Sin tener idea del por qué de dicha entrevista, entramos al obispado con una gran sonrisa que va diluyéndose lentamente cuando escuchamos: “...hemos sentido, luego de orar, que el Señor desea que usted sirva en Su reino como maestro de la clase de...".Ahí se nos para la respiración, lo que provoca que en nuestra mente se agolpen todo tipo de pensamientos:
¿Yo, un maestro? Pero si en los exámenes orales bajaba como 5 kilos de tanto sudar por los nervios!!
¡Cómo voy a darle una clase al hermano Tal si él tiene años en la Iglesia! ¿qué le puedo enseñar?
¿Maestra de niños?¡Pero si me alegro más cuando los nietos se van que cuando llegan de visita!
Pero... el Señor pensó en mí... ¡es maravilloso!
¿Cómo funciona la inspiración?
¿A qué se refiere el obispo con “el Espíritu le guiará”?
¿Será verdad que recibiré revelación personal para saber cómo enseñar?

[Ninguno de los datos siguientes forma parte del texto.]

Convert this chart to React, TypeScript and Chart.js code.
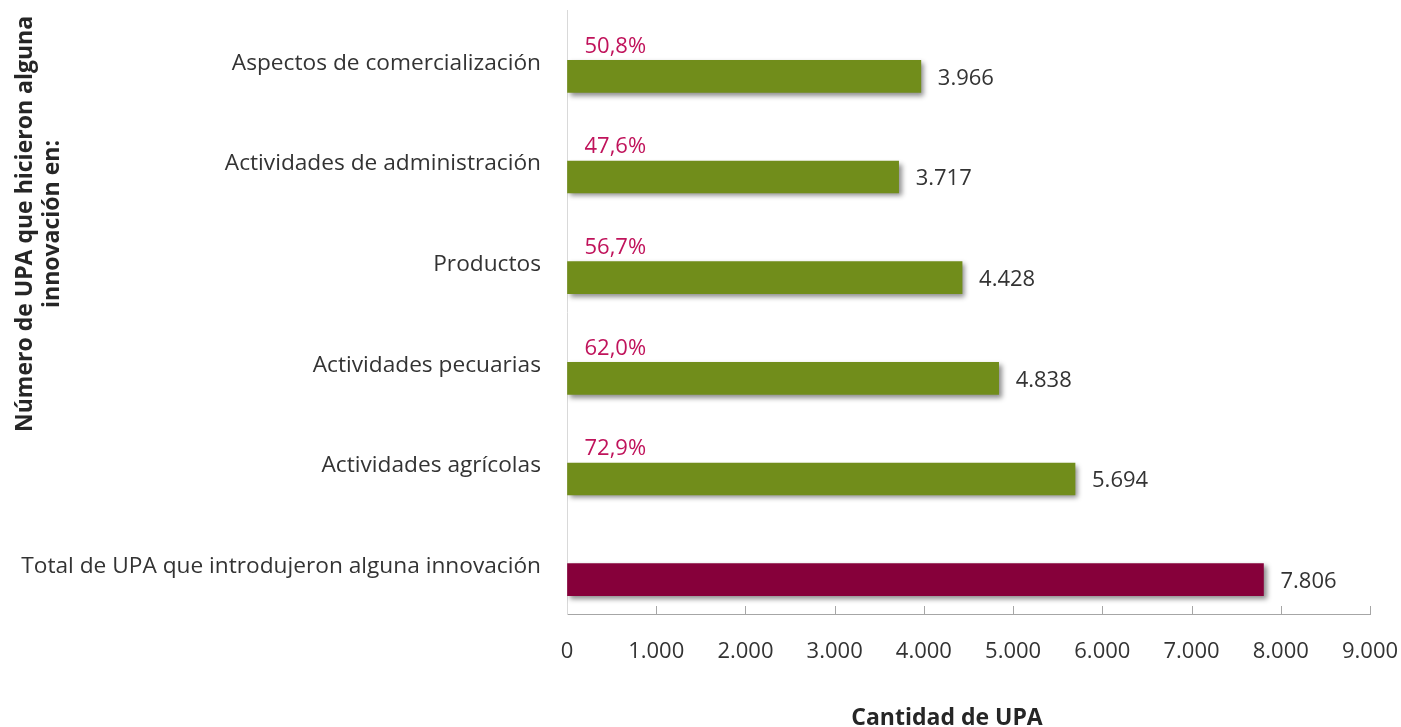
import React, { useEffect, useRef } from "react";
import { Chart, registerables } from "chart.js";

Chart.register(...registerables);

const categories: string[] = [
  "Aspectos de comercialización",
  "Actividades de administración",
  "Productos",
  "Actividades pecuarias",
  "Actividades agrícolas",
  "Total de UPA que introdujeron alguna innovación",
];
const upaValues: number[] = [3966, 3717, 4428, 4838, 5694, 7806];
const percentLabels: (string | null)[] = ["50,8%", "47,6%", "56,7%", "62,0%", "72,9%", null];
const xTickValues: number[] = [0, 1000, 2000, 3000, 4000, 5000, 6000, 7000, 8000, 9000];
const yTitleLines: string[] = ["Número de UPA que hicieron alguna", "innovación en:"];
const xTitle = "Cantidad de UPA";

const GREEN = "#718D1B";
const MAROON = "#86003A";
const PCT = "#C0135B";
const TEXT = "#333333";
const FONT = "'Open Sans', 'Noto Sans', sans-serif";

const fmt = (v: number) => v.toString().replace(/\B(?=(\d{3})+(?!\d))/g, ".");

export default function App() {
  const ref = useRef<HTMLCanvasElement | null>(null);
  useEffect(() => {
    document.body.style.margin = "0";
    const canvas = ref.current!;
    const shadowPlugin = {
      id: "barShadow",
      beforeDatasetDraw(chart: any, args: any) {
        if (args.index !== 1) return;
        const ctx = chart.ctx;
        ctx.save();
        ctx.shadowColor = "rgba(0,0,0,0.45)";
        ctx.shadowBlur = 5;
        ctx.shadowOffsetX = 3;
        ctx.shadowOffsetY = 3;
      },
      afterDatasetDraw(chart: any, args: any) {
        if (args.index !== 1) return;
        chart.ctx.restore();
      },
    };
    const decoPlugin = {
      id: "deco",
      afterDraw(chart: any) {
        const ctx = chart.ctx;
        const xs = chart.scales.x;
        const area = chart.chartArea;
        ctx.save();
        ctx.strokeStyle = "#A6A6A6";
        ctx.lineWidth = 1;
        xTickValues.forEach((v) => {
          if (v === 0) return;
          const px = Math.round(xs.getPixelForValue(v)) + 0.5;
          ctx.beginPath();
          ctx.moveTo(px, area.bottom);
          ctx.lineTo(px, area.bottom - 8);
          ctx.stroke();
        });
        const meta = chart.getDatasetMeta(1);
        ctx.font = `22px ${FONT}`;
        ctx.textBaseline = "middle";
        ctx.textAlign = "left";
        meta.data.forEach((bar: any, i: number) => {
          ctx.fillStyle = TEXT;
          ctx.fillText(fmt(upaValues[i]), bar.x + 17, bar.y + 2);
          const p = percentLabels[i];
          if (p) {
            ctx.fillStyle = PCT;
            ctx.fillText(p, bar.base + 17, bar.y - 30);
          }
        });
        ctx.fillStyle = "#262626";
        ctx.font = `bold 23px ${FONT}`;
        ctx.textAlign = "center";
        ctx.fillText(xTitle, 947, 718);
        ctx.translate(0, 224);
        ctx.rotate(-Math.PI / 2);
        yTitleLines.forEach((l, i) => {
          ctx.fillText(l, 0, 25 + i * 27);
        });
        ctx.restore();
      },
    };
    const chart = new Chart(canvas, {
      type: "bar",
      data: {
        labels: categories,
        datasets: [
          { label: "spacer", data: categories.map(() => null), backgroundColor: "transparent" },
          {
            label: "UPA",
            data: upaValues,
            backgroundColor: upaValues.map((_, i) => (i === upaValues.length - 1 ? MAROON : GREEN)),
            borderWidth: 0,
          },
        ],
      },
      options: {
        indexAxis: "y",
        animation: false,
        responsive: false,
        maintainAspectRatio: false,
        datasets: { bar: { barThickness: 32 } },
        layout: { padding: { top: 10, right: 31, left: 0, bottom: 0 } },
        plugins: { legend: { display: false }, tooltip: { enabled: false } },
        scales: {
          x: {
            min: 0,
            max: 9000,
            ticks: {
              stepSize: 1000,
              color: TEXT,
              font: { family: FONT, size: 22 },
              padding: 25,
              maxRotation: 0,
              callback: (v: any) => fmt(Number(v)),
            },
            grid: { display: true, drawOnChartArea: false, drawTicks: false },
            border: { display: true, color: "#A6A6A6", width: 1 },
            afterFit: (s: any) => {
              s.height = 113;
              s.paddingLeft = 0;
              s.paddingRight = 0;
              s.paddingTop = 0;
              s.paddingBottom = 0;
            },
          },
          y: {
            ticks: {
              color: TEXT,
              font: { family: FONT, size: 22.7 },
              padding: 26,
              labelOffset: 3,
            },
            grid: { display: true, drawOnChartArea: false, drawTicks: false },
            border: { display: true, color: "#D9D9D9", width: 1 },
            afterFit: (s: any) => {
              s.width = 567;
              s.paddingLeft = 0;
              s.paddingRight = 0;
              s.paddingTop = 0;
              s.paddingBottom = 0;
            },
          },
        },
      },
      plugins: [shadowPlugin, decoPlugin],
    });
    return () => chart.destroy();
  }, []);
  return (
    <div style={{ width: 1401, height: 727 }}>
      <canvas ref={ref} width={1401} height={727} style={{ display: "block" }} />
    </div>
  );
}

Salimos del obispado diciendo gracias sin estar muy seguros de por qué estamos agradecidos y aferrándonos al manual cual tabla de salvación. Esa primera semana leemos todo el material recibido. Oramos pidiendo claridad mental. Nos dedicamos a “escudriñar” las escrituras. Y cuando creemos que aplacamos nuestra ansiedad, pensamos: “¿y si cuando hacen el sostenimiento alguien levanta la mano en contra?"Pero eso no sucede.
Llega el gran día y sólo pensamos en que lo mejor que podría pasarnos es intoxicarnos con el desayuno; que el colectivo que nos lleva a la capilla equivoque el camino; que un tornado nos arrebate de la tierra; o que venga algún jinete del Apocalipsis y nos invite a cabalgar con él.Con una oración en nuestras mentes enfrentamos el desafío, sin saber que muchos también orarán con y por nosotros. Con el tiempo, apenas guardamos recuerdo de nuestra primera clase. Es muy probable que no recordemos qué enseñamos ni quienes estaban presentes. Al desarrollar el don que nos fue conferido al ser apartados, empezamos a coleccionar experiencias que corroboran la escritura de Doctrina y Convenios 50:22: ”el que la predica y el que la recibe se comprenden el uno al otro, y ambos son edificados y se regocijan juntamente”. Las “tormentas” que puedan hacernos naufragar en medio de una clase se convierten en experiencias que nos permiten “entregarnos en los brazos de Señor” para salir a flote.
Vemos en otros a “rescatistas” que saben por experiencia propia y nos tienden una mano. Descubrimos que las alabanzas de los hombres no son nada cuando escuchamos que la clase fue la respuesta a la oración de alguien. O cuando un niño lamentó nuestra ausencia y nos entrega un papel arrugado y pegoteado con caramelo en donde nos vemos reflejados con una enorme cabeza llena de rulos que ocupan toda la hoja y una sonrisa de oreja a oreja (que también dibujó con aros gigantes).
Nuestro primer llamamiento se convertirá en una fuente de anécdotas que realmente fortalecerán nuestra fe. Estaremos así llenando un poco más nuestro traje de discípulos de Cristo al seguir su ejemplo ayudando y acompañando a aquel que recibe su primera asignación en la Iglesia.